## PROVIDED DATA

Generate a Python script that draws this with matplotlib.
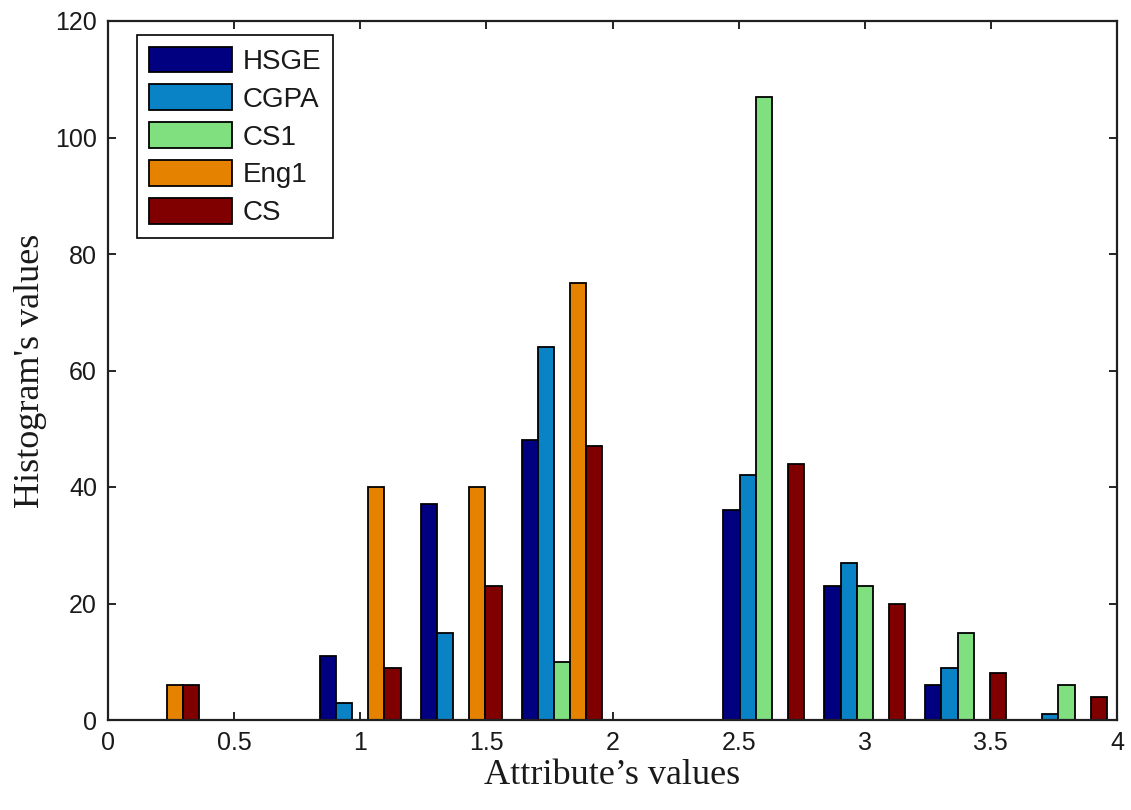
import numpy as np
import matplotlib
matplotlib.use("Agg")
import matplotlib.pyplot as plt

# Bin centres of the histogram and per-attribute counts
bin_centers = [0.2, 0.6, 1.0, 1.4, 1.8, 2.2, 2.6, 3.0, 3.4, 3.8]
hsge = [0, 0, 11, 37, 48, 0, 36, 23, 6, 0]
cgpa = [0, 0, 3, 15, 64, 0, 42, 27, 9, 1]
cs1 = [0, 0, 0, 0, 10, 0, 107, 23, 15, 6]
eng1 = [6, 0, 40, 40, 75, 0, 0, 0, 0, 0]
cs = [6, 0, 9, 23, 47, 0, 44, 20, 8, 4]

series_names = ["HSGE", "CGPA", "CS1", "Eng1", "CS"]
series_colors = ["#000080", "#0A82C6", "#80E080", "#E58200", "#800000"]

x_ticks = [0, 0.5, 1, 1.5, 2, 2.5, 3, 3.5, 4]
x_tick_labels = ["0", "0.5", "1", "1.5", "2", "2.5", "3", "3.5", "4"]
y_ticks = [0, 20, 40, 60, 80, 100, 120]

W, H = 1131, 810
fig = plt.figure(figsize=(W / 100, H / 100), dpi=100)
ax = fig.add_axes([108 / W, 1 - 720 / H, (1117 - 108) / W, (720 - 21) / H])

data = [hsge, cgpa, cs1, eng1, cs]
centers = np.array(bin_centers)
spacing = 0.4
group_width = 0.8 * spacing
bar_w = group_width / len(data)

for i, (vals, name, col) in enumerate(zip(data, series_names, series_colors)):
    offs = (i - (len(data) - 1) / 2) * bar_w
    ax.bar(centers + offs, vals, width=bar_w, color=col, edgecolor="black",
           linewidth=1.3, label=name, zorder=2)

ax.set_xlim(0, 4)
ax.set_ylim(0, 120)
ax.set_xticks(x_ticks)
ax.set_xticklabels(x_tick_labels)
ax.set_yticks(y_ticks)

tick_font = "Liberation Sans"
ax.tick_params(direction="in", length=6, width=1.2, top=True, right=True,
               labelsize=18, pad=8, colors="black")
for lab in ax.get_xticklabels() + ax.get_yticklabels():
    lab.set_fontfamily(tick_font)
    lab.set_color("#1a1a1a")

for sp in ax.spines.values():
    sp.set_linewidth(1.6)
    sp.set_color("#202020")

ax.set_xlabel("Attribute\u2019s values", fontfamily="Liberation Serif",
              fontsize=26, labelpad=3, color="#1a1a1a")
ax.set_ylabel("Histogram's values", fontfamily="Liberation Serif",
              fontsize=26, labelpad=6, color="#1a1a1a")

leg = ax.legend(loc="upper left", bbox_to_anchor=(137 / W, 1 - 35 / H),
                bbox_transform=fig.transFigure, borderaxespad=0,
                fancybox=False, framealpha=1, edgecolor="black",
                prop={"family": tick_font, "size": 20},
                handlelength=3.0, handleheight=1.05, handletextpad=0.38,
                labelspacing=0.34, borderpad=0.42)
leg.get_frame().set_linewidth(1.2)
for t in leg.get_texts():
    t.set_color("#1a1a1a")

fig.savefig("out.png", dpi=100)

## WHAT THE TASK ASKS
Write out the listing above again, exactly, but with no pictures in the copy.

## RESULT OF THIS EXERCISE
Generate a Python script that draws this with matplotlib.
import numpy as np
import matplotlib
matplotlib.use("Agg")
import matplotlib.pyplot as plt

# Bin centres of the histogram and per-attribute counts
bin_centers = [0.2, 0.6, 1.0, 1.4, 1.8, 2.2, 2.6, 3.0, 3.4, 3.8]
hsge = [0, 0, 11, 37, 48, 0, 36, 23, 6, 0]
cgpa = [0, 0, 3, 15, 64, 0, 42, 27, 9, 1]
cs1 = [0, 0, 0, 0, 10, 0, 107, 23, 15, 6]
eng1 = [6, 0, 40, 40, 75, 0, 0, 0, 0, 0]
cs = [6, 0, 9, 23, 47, 0, 44, 20, 8, 4]

series_names = ["HSGE", "CGPA", "CS1", "Eng1", "CS"]
series_colors = ["#000080", "#0A82C6", "#80E080", "#E58200", "#800000"]

x_ticks = [0, 0.5, 1, 1.5, 2, 2.5, 3, 3.5, 4]
x_tick_labels = ["0", "0.5", "1", "1.5", "2", "2.5", "3", "3.5", "4"]
y_ticks = [0, 20, 40, 60, 80, 100, 120]

W, H = 1131, 810
fig = plt.figure(figsize=(W / 100, H / 100), dpi=100)
ax = fig.add_axes([108 / W, 1 - 720 / H, (1117 - 108) / W, (720 - 21) / H])

data = [hsge, cgpa, cs1, eng1, cs]
centers = np.array(bin_centers)
spacing = 0.4
group_width = 0.8 * spacing
bar_w = group_width / len(data)

for i, (vals, name, col) in enumerate(zip(data, series_names, series_colors)):
    offs = (i - (len(data) - 1) / 2) * bar_w
    ax.bar(centers + offs, vals, width=bar_w, color=col, edgecolor="black",
           linewidth=1.3, label=name, zorder=2)

ax.set_xlim(0, 4)
ax.set_ylim(0, 120)
ax.set_xticks(x_ticks)
ax.set_xticklabels(x_tick_labels)
ax.set_yticks(y_ticks)

tick_font = "Liberation Sans"
ax.tick_params(direction="in", length=6, width=1.2, top=True, right=True,
               labelsize=18, pad=8, colors="black")
for lab in ax.get_xticklabels() + ax.get_yticklabels():
    lab.set_fontfamily(tick_font)
    lab.set_color("#1a1a1a")

for sp in ax.spines.values():
    sp.set_linewidth(1.6)
    sp.set_color("#202020")

ax.set_xlabel("Attribute\u2019s values", fontfamily="Liberation Serif",
              fontsize=26, labelpad=3, color="#1a1a1a")
ax.set_ylabel("Histogram's values", fontfamily="Liberation Serif",
              fontsize=26, labelpad=6, color="#1a1a1a")

leg = ax.legend(loc="upper left", bbox_to_anchor=(137 / W, 1 - 35 / H),
                bbox_transform=fig.transFigure, borderaxespad=0,
                fancybox=False, framealpha=1, edgecolor="black",
                prop={"family": tick_font, "size": 20},
                handlelength=3.0, handleheight=1.05, handletextpad=0.38,
                labelspacing=0.34, borderpad=0.42)
leg.get_frame().set_linewidth(1.2)
for t in leg.get_texts():
    t.set_color("#1a1a1a")

fig.savefig("out.png", dpi=100)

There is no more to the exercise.